La finalité, ce hiatus entre religion et darwinisme
Mardi 10 février a eu lieu une conférence de presse à l’Eucharistie Sacrement de la Miséricorde, afin de présenter la Conférence internationale sur l’Évolution prévue en mars par le Vatican et dont j’avais parlé dans un billet de mon blog daté du 2 octobre 2008.
Mgr Ravasi y renouvelle, face à la presse, toute sa volonté de ne pas froisser les scientifiques, en reconnaissant la valeur de la théorie de l’évolution. Soit… il exprime ainsi le désir que la religion catholique « officielle » ne dérive pas vers l’intégrisme. Mais son discours est ponctué de petits ajouts ici et là, ajouts qui trahissent le désir de voir les scientifiques rejoindre le troupeau sinon des croyants, du moins des assujettis. Ainsi Mgr Ravasi affirme qu’il est nécessaire de « rétablir le dialogue entre science et foi de manière à ce qu’aucune des deux ne reste seule à traiter du mystère de l’homme et de l’univers. » Songeons un peu à ce que signifie cette phrase : les scientifiques devraient traiter de l’évolution en partenariat avec l’Église, afin de ne pas rester seuls face à notre mystère constitutif ? Cela entraîne une prise en compte des concepts religieux, comme celui de vérité révélée, de dogmes, d’assertions sans démonstration ? Mission impossible.
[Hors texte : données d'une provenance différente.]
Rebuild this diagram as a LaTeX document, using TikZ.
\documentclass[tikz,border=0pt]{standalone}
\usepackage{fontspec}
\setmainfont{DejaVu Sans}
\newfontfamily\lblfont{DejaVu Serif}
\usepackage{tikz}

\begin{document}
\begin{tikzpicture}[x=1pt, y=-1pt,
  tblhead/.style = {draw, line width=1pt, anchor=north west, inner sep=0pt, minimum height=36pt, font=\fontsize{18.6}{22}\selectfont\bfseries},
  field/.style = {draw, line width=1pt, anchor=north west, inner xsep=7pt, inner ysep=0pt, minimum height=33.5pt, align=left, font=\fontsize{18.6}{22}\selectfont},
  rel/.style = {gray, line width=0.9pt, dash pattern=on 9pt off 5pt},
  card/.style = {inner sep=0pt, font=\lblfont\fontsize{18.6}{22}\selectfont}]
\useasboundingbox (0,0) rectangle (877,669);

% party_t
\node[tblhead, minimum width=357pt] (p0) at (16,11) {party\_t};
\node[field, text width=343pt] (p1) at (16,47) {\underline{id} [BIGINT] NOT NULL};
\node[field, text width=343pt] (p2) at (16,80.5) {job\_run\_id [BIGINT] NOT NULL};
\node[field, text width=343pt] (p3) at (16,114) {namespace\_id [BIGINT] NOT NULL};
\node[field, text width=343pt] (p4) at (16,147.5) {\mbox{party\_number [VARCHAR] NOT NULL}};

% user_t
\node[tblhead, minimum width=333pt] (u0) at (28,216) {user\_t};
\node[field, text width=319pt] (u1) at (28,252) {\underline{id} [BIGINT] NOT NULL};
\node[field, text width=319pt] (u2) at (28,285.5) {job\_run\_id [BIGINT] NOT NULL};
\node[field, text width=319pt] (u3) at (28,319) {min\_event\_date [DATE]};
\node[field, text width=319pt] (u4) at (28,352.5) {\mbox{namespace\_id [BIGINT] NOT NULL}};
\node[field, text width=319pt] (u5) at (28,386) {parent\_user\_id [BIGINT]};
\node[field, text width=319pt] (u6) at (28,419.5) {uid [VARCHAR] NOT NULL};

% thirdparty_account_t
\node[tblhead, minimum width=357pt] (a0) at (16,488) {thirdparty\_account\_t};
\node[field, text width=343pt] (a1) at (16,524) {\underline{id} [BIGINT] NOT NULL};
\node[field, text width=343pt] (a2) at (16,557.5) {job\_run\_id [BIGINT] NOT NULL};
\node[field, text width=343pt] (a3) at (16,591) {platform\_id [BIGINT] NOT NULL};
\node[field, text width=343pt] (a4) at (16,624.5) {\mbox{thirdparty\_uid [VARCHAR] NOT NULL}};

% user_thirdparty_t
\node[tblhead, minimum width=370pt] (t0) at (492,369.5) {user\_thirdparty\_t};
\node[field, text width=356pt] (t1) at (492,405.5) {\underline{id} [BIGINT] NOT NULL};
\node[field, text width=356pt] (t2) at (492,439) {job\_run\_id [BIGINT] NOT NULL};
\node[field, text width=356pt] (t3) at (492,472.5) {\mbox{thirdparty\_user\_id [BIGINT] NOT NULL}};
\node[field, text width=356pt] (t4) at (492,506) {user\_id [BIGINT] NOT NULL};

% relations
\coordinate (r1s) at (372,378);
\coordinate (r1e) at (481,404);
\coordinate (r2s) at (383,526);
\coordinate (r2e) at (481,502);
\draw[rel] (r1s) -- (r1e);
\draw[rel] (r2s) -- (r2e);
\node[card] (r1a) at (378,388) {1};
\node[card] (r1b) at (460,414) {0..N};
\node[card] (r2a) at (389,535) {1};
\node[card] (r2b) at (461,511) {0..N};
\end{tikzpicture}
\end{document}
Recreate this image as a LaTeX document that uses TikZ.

Ni le dialogue ni le débat ne sont envisageables dans ces conditions avec des protagonistes aussi opposés. Reste que la science peut aussi respecter les croyances des uns et des autres, mais je ne vois pas ce qu’elle pourrait tirer d’un véritable dialogue. Peut-être une morale ? La morale n’est pas le monopole de la religion, contrairement à ce qu’a affirmé notre président, qui pense que l’instituteur n’aura jamais la valeur d’un curé, montrant ainsi sa profonde inculture.
Mgr Ravasi se permet aussi des réflexions d’un autre âge (du type de celles lancées par les autorités religieuses à Copernic ou Galilée) : « À considérer cependant que le hasard demeure une simple lecture scientifique des phénomènes, sans capacité de nier la sphère de la finalité des choses. » Deux choses fondamentales qui consacrent la rupture entre science et religion résident dans cette phrase de Ravasi :
- Il était en effet permis à Copernic en 1545 ou à Galilée en 1610, de discourir de leurs travaux sur le mode des hypothèses, sans revendication de vérité, et de les laisser ainsi s’évaporer comme de simples poésies. Les hautes instances du clergé n’ont donc pas évolué, elles exigent toujours de la science, au XXIe siècle, qu’elle ne propose que des hypothèses (ça ne coûte rien, on en fait tous les jours !), et qu’elle garde le fil du dialogue (qui ressemblerait à un tutorat ?) avec les religieux, qui, eux, ont les « capacités » de dire la finalité… La science ne serait qu’une « lecture » du monde, elle ne devrait rien revendiquer d’autre. Il serait joli, le dialogue…. Si les savants acceptaient ce marché de dupes, je me demande pourquoi ils auraient encore envie de se tuer à faire des démonstrations de leurs théories, puisqu’elles ne seraient que des lectures. Accepter cela, ce serait tuer l’esprit intellectuel et la dynamique de la science.
- Cette phrase révèle aussi le profond hiatus entre science et religion par un second point fondamental : le refus du hasard. Il rend l’approche théologique du darwinisme complètement biaisée, puisque la théorie de l’évolution se fonde sur l’aléatoire (pas de projet global), laissant les relations causales au local et au ponctuel (mais là aussi une part de hasard intervient). Le problème de la finalité est donc le point d’achoppement qui rompt le dialogue, si tant est qu’on aurait réussi à en installer un.
La conférence qui se prépare ne sera donc qu’un petit jeu de diplomatie, afin de ne pas jeter d’huile sur le feu et de montrer au monde que les dirigeants catholiques sont des gens modérés, séparés des exigences intégristes du créationnisme. N’en espérons pas plus, et souhaitons surtout que les scientifiques ne perdent pas la tête en épousant la téléologie.